## start

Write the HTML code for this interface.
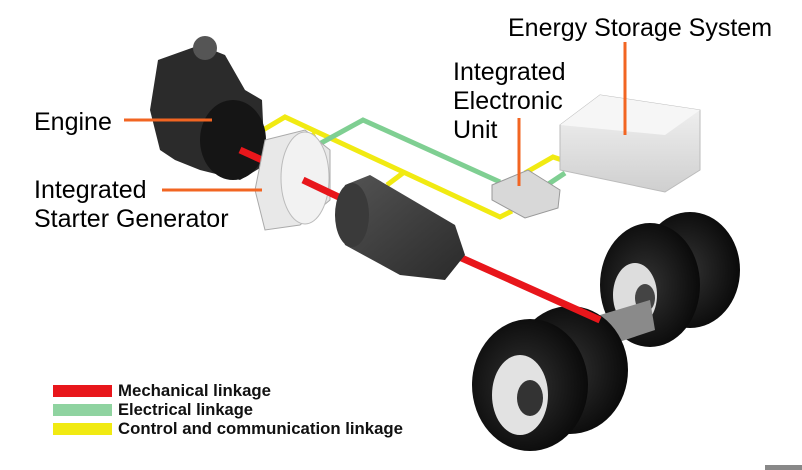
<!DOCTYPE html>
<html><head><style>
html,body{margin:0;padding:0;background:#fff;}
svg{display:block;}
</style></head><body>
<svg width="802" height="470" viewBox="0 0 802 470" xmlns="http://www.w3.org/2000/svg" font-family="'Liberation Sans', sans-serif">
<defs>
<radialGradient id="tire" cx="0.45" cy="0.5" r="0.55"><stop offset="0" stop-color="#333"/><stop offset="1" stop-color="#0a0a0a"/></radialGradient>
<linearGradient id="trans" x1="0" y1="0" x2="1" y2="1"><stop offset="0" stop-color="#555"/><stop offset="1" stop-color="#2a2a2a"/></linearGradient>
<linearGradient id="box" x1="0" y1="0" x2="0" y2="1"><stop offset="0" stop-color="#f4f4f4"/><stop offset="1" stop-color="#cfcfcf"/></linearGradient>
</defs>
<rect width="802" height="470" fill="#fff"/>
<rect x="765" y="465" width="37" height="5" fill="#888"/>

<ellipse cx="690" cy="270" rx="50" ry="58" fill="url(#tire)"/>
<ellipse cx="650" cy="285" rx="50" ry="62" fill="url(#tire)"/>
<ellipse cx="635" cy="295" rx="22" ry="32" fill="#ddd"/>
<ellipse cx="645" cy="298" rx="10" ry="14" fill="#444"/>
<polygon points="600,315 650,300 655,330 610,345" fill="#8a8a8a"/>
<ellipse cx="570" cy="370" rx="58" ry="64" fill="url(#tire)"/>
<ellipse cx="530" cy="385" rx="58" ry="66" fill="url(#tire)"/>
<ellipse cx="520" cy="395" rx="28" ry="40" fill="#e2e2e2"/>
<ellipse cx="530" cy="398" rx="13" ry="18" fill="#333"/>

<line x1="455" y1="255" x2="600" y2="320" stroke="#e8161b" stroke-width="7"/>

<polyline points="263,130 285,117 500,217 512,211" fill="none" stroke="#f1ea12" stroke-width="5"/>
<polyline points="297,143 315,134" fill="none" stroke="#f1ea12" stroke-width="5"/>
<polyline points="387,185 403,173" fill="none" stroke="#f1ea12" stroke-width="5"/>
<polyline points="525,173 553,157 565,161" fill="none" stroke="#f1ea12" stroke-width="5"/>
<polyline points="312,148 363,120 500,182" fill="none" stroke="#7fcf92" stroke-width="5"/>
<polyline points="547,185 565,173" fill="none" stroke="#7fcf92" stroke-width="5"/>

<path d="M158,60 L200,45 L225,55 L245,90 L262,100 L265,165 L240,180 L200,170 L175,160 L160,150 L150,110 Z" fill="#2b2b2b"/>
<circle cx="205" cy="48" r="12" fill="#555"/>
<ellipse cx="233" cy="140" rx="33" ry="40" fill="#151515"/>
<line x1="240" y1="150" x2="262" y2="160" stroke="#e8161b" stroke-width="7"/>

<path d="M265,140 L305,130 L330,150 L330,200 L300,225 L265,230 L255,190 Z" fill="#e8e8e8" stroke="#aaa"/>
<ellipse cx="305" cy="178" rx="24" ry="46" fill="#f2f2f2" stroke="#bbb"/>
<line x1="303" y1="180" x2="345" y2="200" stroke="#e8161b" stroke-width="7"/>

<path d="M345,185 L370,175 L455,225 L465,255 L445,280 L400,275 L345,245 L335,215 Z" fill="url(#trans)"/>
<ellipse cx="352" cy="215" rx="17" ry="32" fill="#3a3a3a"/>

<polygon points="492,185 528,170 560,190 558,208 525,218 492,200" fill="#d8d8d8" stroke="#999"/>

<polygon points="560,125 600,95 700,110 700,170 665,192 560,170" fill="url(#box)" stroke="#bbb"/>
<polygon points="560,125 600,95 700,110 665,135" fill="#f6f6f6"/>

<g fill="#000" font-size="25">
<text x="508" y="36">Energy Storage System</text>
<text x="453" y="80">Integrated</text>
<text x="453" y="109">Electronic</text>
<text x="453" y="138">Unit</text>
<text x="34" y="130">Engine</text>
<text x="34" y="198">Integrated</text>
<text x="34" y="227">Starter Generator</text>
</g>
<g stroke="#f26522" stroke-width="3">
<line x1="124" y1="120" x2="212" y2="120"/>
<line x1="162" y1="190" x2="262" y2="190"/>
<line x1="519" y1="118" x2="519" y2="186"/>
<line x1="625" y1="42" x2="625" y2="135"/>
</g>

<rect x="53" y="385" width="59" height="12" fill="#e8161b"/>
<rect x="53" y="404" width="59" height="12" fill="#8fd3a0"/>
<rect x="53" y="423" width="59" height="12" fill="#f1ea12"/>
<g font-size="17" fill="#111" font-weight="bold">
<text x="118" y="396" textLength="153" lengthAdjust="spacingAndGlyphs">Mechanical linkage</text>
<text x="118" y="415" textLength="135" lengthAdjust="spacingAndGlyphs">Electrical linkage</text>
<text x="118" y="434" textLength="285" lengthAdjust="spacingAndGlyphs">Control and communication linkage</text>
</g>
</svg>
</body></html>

## end

__The request__:
Reproduce all of the data exactly; the pictures do not belong in the copy.

__Written solution__:
Write the HTML code for this interface.
<!DOCTYPE html>
<html><head><style>
html,body{margin:0;padding:0;background:#fff;}
svg{display:block;}
</style></head><body>
<svg width="802" height="470" viewBox="0 0 802 470" xmlns="http://www.w3.org/2000/svg" font-family="'Liberation Sans', sans-serif">
<defs>
<radialGradient id="tire" cx="0.45" cy="0.5" r="0.55"><stop offset="0" stop-color="#333"/><stop offset="1" stop-color="#0a0a0a"/></radialGradient>
<linearGradient id="trans" x1="0" y1="0" x2="1" y2="1"><stop offset="0" stop-color="#555"/><stop offset="1" stop-color="#2a2a2a"/></linearGradient>
<linearGradient id="box" x1="0" y1="0" x2="0" y2="1"><stop offset="0" stop-color="#f4f4f4"/><stop offset="1" stop-color="#cfcfcf"/></linearGradient>
</defs>
<rect width="802" height="470" fill="#fff"/>
<rect x="765" y="465" width="37" height="5" fill="#888"/>

<ellipse cx="690" cy="270" rx="50" ry="58" fill="url(#tire)"/>
<ellipse cx="650" cy="285" rx="50" ry="62" fill="url(#tire)"/>
<ellipse cx="635" cy="295" rx="22" ry="32" fill="#ddd"/>
<ellipse cx="645" cy="298" rx="10" ry="14" fill="#444"/>
<polygon points="600,315 650,300 655,330 610,345" fill="#8a8a8a"/>
<ellipse cx="570" cy="370" rx="58" ry="64" fill="url(#tire)"/>
<ellipse cx="530" cy="385" rx="58" ry="66" fill="url(#tire)"/>
<ellipse cx="520" cy="395" rx="28" ry="40" fill="#e2e2e2"/>
<ellipse cx="530" cy="398" rx="13" ry="18" fill="#333"/>

<line x1="455" y1="255" x2="600" y2="320" stroke="#e8161b" stroke-width="7"/>

<polyline points="263,130 285,117 500,217 512,211" fill="none" stroke="#f1ea12" stroke-width="5"/>
<polyline points="297,143 315,134" fill="none" stroke="#f1ea12" stroke-width="5"/>
<polyline points="387,185 403,173" fill="none" stroke="#f1ea12" stroke-width="5"/>
<polyline points="525,173 553,157 565,161" fill="none" stroke="#f1ea12" stroke-width="5"/>
<polyline points="312,148 363,120 500,182" fill="none" stroke="#7fcf92" stroke-width="5"/>
<polyline points="547,185 565,173" fill="none" stroke="#7fcf92" stroke-width="5"/>

<path d="M158,60 L200,45 L225,55 L245,90 L262,100 L265,165 L240,180 L200,170 L175,160 L160,150 L150,110 Z" fill="#2b2b2b"/>
<circle cx="205" cy="48" r="12" fill="#555"/>
<ellipse cx="233" cy="140" rx="33" ry="40" fill="#151515"/>
<line x1="240" y1="150" x2="262" y2="160" stroke="#e8161b" stroke-width="7"/>

<path d="M265,140 L305,130 L330,150 L330,200 L300,225 L265,230 L255,190 Z" fill="#e8e8e8" stroke="#aaa"/>
<ellipse cx="305" cy="178" rx="24" ry="46" fill="#f2f2f2" stroke="#bbb"/>
<line x1="303" y1="180" x2="345" y2="200" stroke="#e8161b" stroke-width="7"/>

<path d="M345,185 L370,175 L455,225 L465,255 L445,280 L400,275 L345,245 L335,215 Z" fill="url(#trans)"/>
<ellipse cx="352" cy="215" rx="17" ry="32" fill="#3a3a3a"/>

<polygon points="492,185 528,170 560,190 558,208 525,218 492,200" fill="#d8d8d8" stroke="#999"/>

<polygon points="560,125 600,95 700,110 700,170 665,192 560,170" fill="url(#box)" stroke="#bbb"/>
<polygon points="560,125 600,95 700,110 665,135" fill="#f6f6f6"/>

<g fill="#000" font-size="25">
<text x="508" y="36">Energy Storage System</text>
<text x="453" y="80">Integrated</text>
<text x="453" y="109">Electronic</text>
<text x="453" y="138">Unit</text>
<text x="34" y="130">Engine</text>
<text x="34" y="198">Integrated</text>
<text x="34" y="227">Starter Generator</text>
</g>
<g stroke="#f26522" stroke-width="3">
<line x1="124" y1="120" x2="212" y2="120"/>
<line x1="162" y1="190" x2="262" y2="190"/>
<line x1="519" y1="118" x2="519" y2="186"/>
<line x1="625" y1="42" x2="625" y2="135"/>
</g>

<rect x="53" y="385" width="59" height="12" fill="#e8161b"/>
<rect x="53" y="404" width="59" height="12" fill="#8fd3a0"/>
<rect x="53" y="423" width="59" height="12" fill="#f1ea12"/>
<g font-size="17" fill="#111" font-weight="bold">
<text x="118" y="396" textLength="153" lengthAdjust="spacingAndGlyphs">Mechanical linkage</text>
<text x="118" y="415" textLength="135" lengthAdjust="spacingAndGlyphs">Electrical linkage</text>
<text x="118" y="434" textLength="285" lengthAdjust="spacingAndGlyphs">Control and communication linkage</text>
</g>
</svg>
</body></html>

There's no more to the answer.